At Hillel, I stumbled through Hanukkah candle-lighting prayers and felt awkward not knowing them. I envied the people who grew up knowing how to ”do Jewish.” It seemed like being Jewish required that I have this competence, this indescribable comfort with holidays and traditions that I didn’t have. I felt that as long as I didn’t know how things worked on holidays, I didn’t qualify as truly Jewish.

This began to change when I attended a Jews of Color-centered Passover Seder in Oakland hosted by Bend the Arc. At this seder, we not only collectively told the story of the Jews’ exodus from Egypt, we incorporated our own multicultural identities onto the seder plate and into our conversations. We replaced the conventional horseradish maror with wasabi, which, as an Asian Jewish person, I was delighted to see. We talked about the meaning of lo dayenu (“it is not enough”), and how this variation on the Passover saying dayenu (“it would have been enough”) applies to our continuous racial justice work in the Jewish community.

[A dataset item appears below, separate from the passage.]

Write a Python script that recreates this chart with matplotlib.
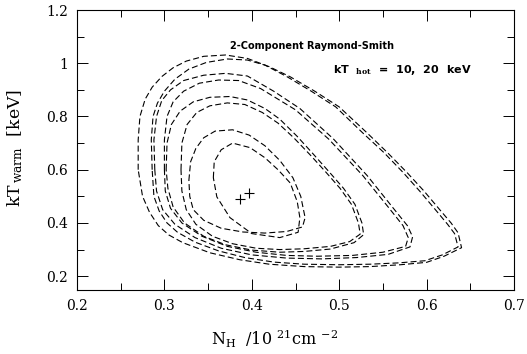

The Seder taught me that traditions are not rigid, that each person can create their own way of honoring the intention of Jewish holidays. I also began to realize that for me, Jewish holidays are not about getting the exact rituals right all the time or fluently reciting the Hebrew prayers. More importantly, holidays mark important moments in my ancestors’ struggle and invite me to reflect on how I can use Jewish values to guide my life.

Slosberg, right, attending a Jews of Color Collective event at U.C. Berkeley. (Courtesy)

After this experience, instead of worrying about how I didn’t know the right way to do things, I began to focus on setting my intention. Since Yom Kippur is about repentance and atonement, I would have honored the intention of it by reflecting upon my wrongdoings. And this is exactly what I did last Yom Kippur. I fasted and thought about how I’ve wronged others in my interpersonal relationships.

Honestly, I don’t precisely remember what motivated my decision to fast. A friend texted me asking if I was going to do it, and I just decided I would, and I did. Perhaps it was some way to prove my authenticity, to assuage my insecurity about my lack of observance. I knew vaguely that fasting was the personal vehicle to deep reflection, but I couldn’t quite see the connection until I was doing it myself. In a way, being removed from food meant I momentarily stopped being concerned with my immediate human needs and began to dig deeper into what my soul needed.

As I step into leadership positions in the Jewish community, I still often feel “not Jewish enough” because of my lack of religious knowledge. I will be attending virtual, Jews of Color-led services through Jews in ALL Hues for Rosh Hashanah and Yom Kippur this year and further forming my personal connection to the meaning of those holidays. I am learning to sit with the hesitance that comes with not having a religious upbringing and embracing that the uncertainty and disconnection I feel is a part of my Jewish identity, as it is for many secular Jews of Color or interfaith Jews.